[Directions] All of the lines below are to be printed again exactly; images are excluded from the output.

+++ Data section +++

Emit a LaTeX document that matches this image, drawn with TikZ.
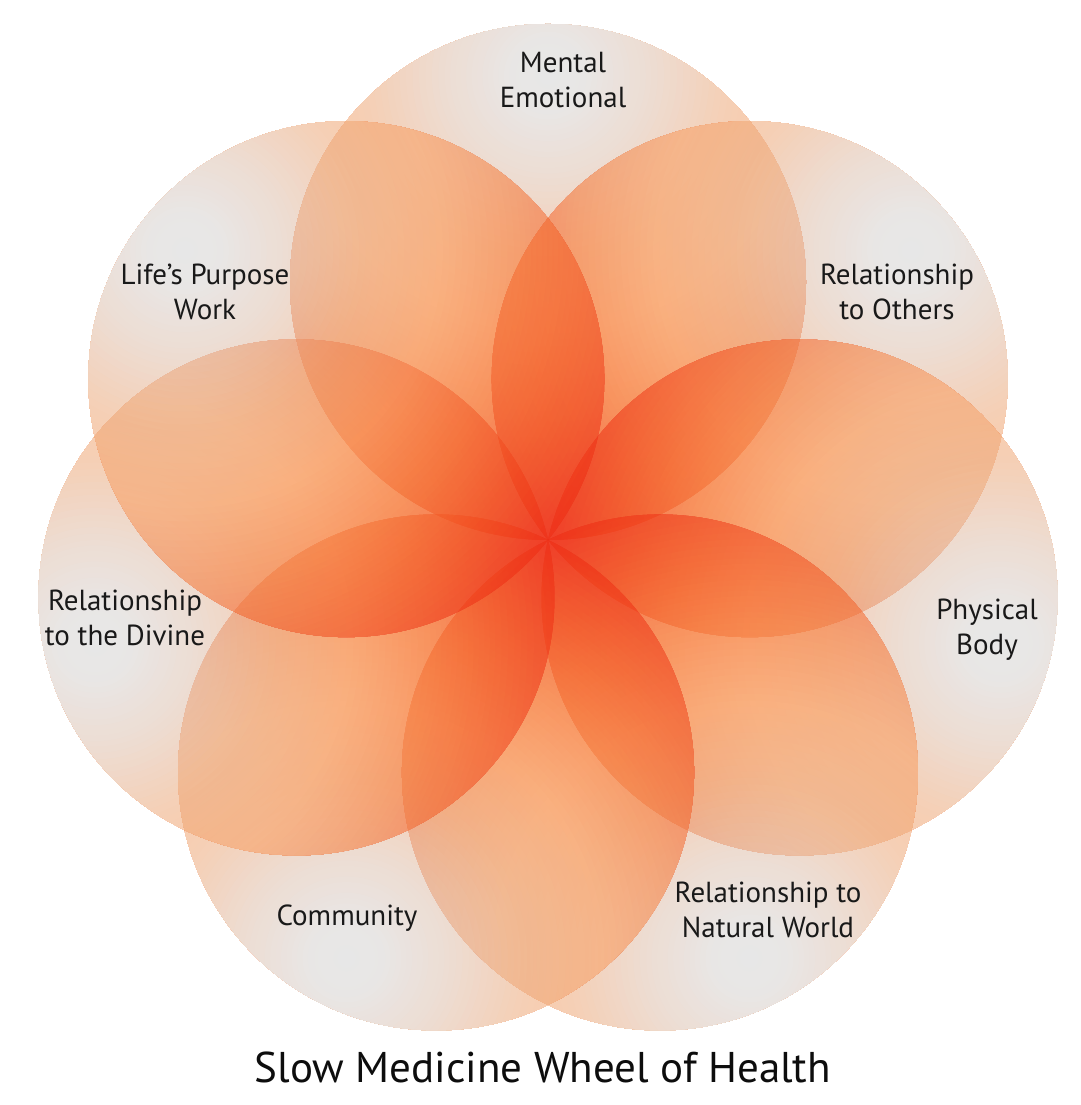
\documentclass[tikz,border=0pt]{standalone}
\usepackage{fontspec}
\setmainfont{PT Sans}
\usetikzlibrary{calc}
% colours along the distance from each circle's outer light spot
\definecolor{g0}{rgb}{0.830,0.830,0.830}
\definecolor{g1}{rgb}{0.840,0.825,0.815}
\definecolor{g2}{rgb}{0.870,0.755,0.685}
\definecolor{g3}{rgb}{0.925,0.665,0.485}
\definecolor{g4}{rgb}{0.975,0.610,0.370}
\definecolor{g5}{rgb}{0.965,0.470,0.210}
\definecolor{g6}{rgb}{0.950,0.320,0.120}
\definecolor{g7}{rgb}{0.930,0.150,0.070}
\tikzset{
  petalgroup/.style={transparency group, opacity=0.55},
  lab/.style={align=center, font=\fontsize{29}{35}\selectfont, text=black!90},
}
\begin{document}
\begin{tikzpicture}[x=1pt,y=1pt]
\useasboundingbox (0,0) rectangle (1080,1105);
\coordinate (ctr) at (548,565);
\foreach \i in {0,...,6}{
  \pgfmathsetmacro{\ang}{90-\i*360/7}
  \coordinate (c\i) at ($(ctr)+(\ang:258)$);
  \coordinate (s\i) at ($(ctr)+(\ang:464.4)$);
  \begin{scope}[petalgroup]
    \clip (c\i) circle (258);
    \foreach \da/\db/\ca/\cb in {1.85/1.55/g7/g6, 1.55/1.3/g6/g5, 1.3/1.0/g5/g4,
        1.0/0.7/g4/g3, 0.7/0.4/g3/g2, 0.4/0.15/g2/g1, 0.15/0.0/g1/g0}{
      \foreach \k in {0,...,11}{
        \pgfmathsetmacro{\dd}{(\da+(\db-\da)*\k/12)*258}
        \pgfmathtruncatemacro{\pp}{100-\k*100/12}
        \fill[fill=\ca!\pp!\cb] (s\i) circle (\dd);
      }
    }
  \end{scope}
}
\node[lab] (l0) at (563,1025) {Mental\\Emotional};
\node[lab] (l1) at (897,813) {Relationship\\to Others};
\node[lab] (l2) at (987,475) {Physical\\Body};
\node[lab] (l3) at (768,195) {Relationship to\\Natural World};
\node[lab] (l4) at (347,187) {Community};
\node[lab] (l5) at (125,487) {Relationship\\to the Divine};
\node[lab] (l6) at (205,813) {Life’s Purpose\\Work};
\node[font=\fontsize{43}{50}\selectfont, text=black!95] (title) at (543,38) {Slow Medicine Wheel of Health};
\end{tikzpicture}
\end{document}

+++

[Written solution]
Emit a LaTeX document that matches this image, drawn with TikZ.
\documentclass[tikz,border=0pt]{standalone}
\usepackage{fontspec}
\setmainfont{PT Sans}
\usetikzlibrary{calc}
% colours along the distance from each circle's outer light spot
\definecolor{g0}{rgb}{0.830,0.830,0.830}
\definecolor{g1}{rgb}{0.840,0.825,0.815}
\definecolor{g2}{rgb}{0.870,0.755,0.685}
\definecolor{g3}{rgb}{0.925,0.665,0.485}
\definecolor{g4}{rgb}{0.975,0.610,0.370}
\definecolor{g5}{rgb}{0.965,0.470,0.210}
\definecolor{g6}{rgb}{0.950,0.320,0.120}
\definecolor{g7}{rgb}{0.930,0.150,0.070}
\tikzset{
  petalgroup/.style={transparency group, opacity=0.55},
  lab/.style={align=center, font=\fontsize{29}{35}\selectfont, text=black!90},
}
\begin{document}
\begin{tikzpicture}[x=1pt,y=1pt]
\useasboundingbox (0,0) rectangle (1080,1105);
\coordinate (ctr) at (548,565);
\foreach \i in {0,...,6}{
  \pgfmathsetmacro{\ang}{90-\i*360/7}
  \coordinate (c\i) at ($(ctr)+(\ang:258)$);
  \coordinate (s\i) at ($(ctr)+(\ang:464.4)$);
  \begin{scope}[petalgroup]
    \clip (c\i) circle (258);
    \foreach \da/\db/\ca/\cb in {1.85/1.55/g7/g6, 1.55/1.3/g6/g5, 1.3/1.0/g5/g4,
        1.0/0.7/g4/g3, 0.7/0.4/g3/g2, 0.4/0.15/g2/g1, 0.15/0.0/g1/g0}{
      \foreach \k in {0,...,11}{
        \pgfmathsetmacro{\dd}{(\da+(\db-\da)*\k/12)*258}
        \pgfmathtruncatemacro{\pp}{100-\k*100/12}
        \fill[fill=\ca!\pp!\cb] (s\i) circle (\dd);
      }
    }
  \end{scope}
}
\node[lab] (l0) at (563,1025) {Mental\\Emotional};
\node[lab] (l1) at (897,813) {Relationship\\to Others};
\node[lab] (l2) at (987,475) {Physical\\Body};
\node[lab] (l3) at (768,195) {Relationship to\\Natural World};
\node[lab] (l4) at (347,187) {Community};
\node[lab] (l5) at (125,487) {Relationship\\to the Divine};
\node[lab] (l6) at (205,813) {Life’s Purpose\\Work};
\node[font=\fontsize{43}{50}\selectfont, text=black!95] (title) at (543,38) {Slow Medicine Wheel of Health};
\end{tikzpicture}
\end{document}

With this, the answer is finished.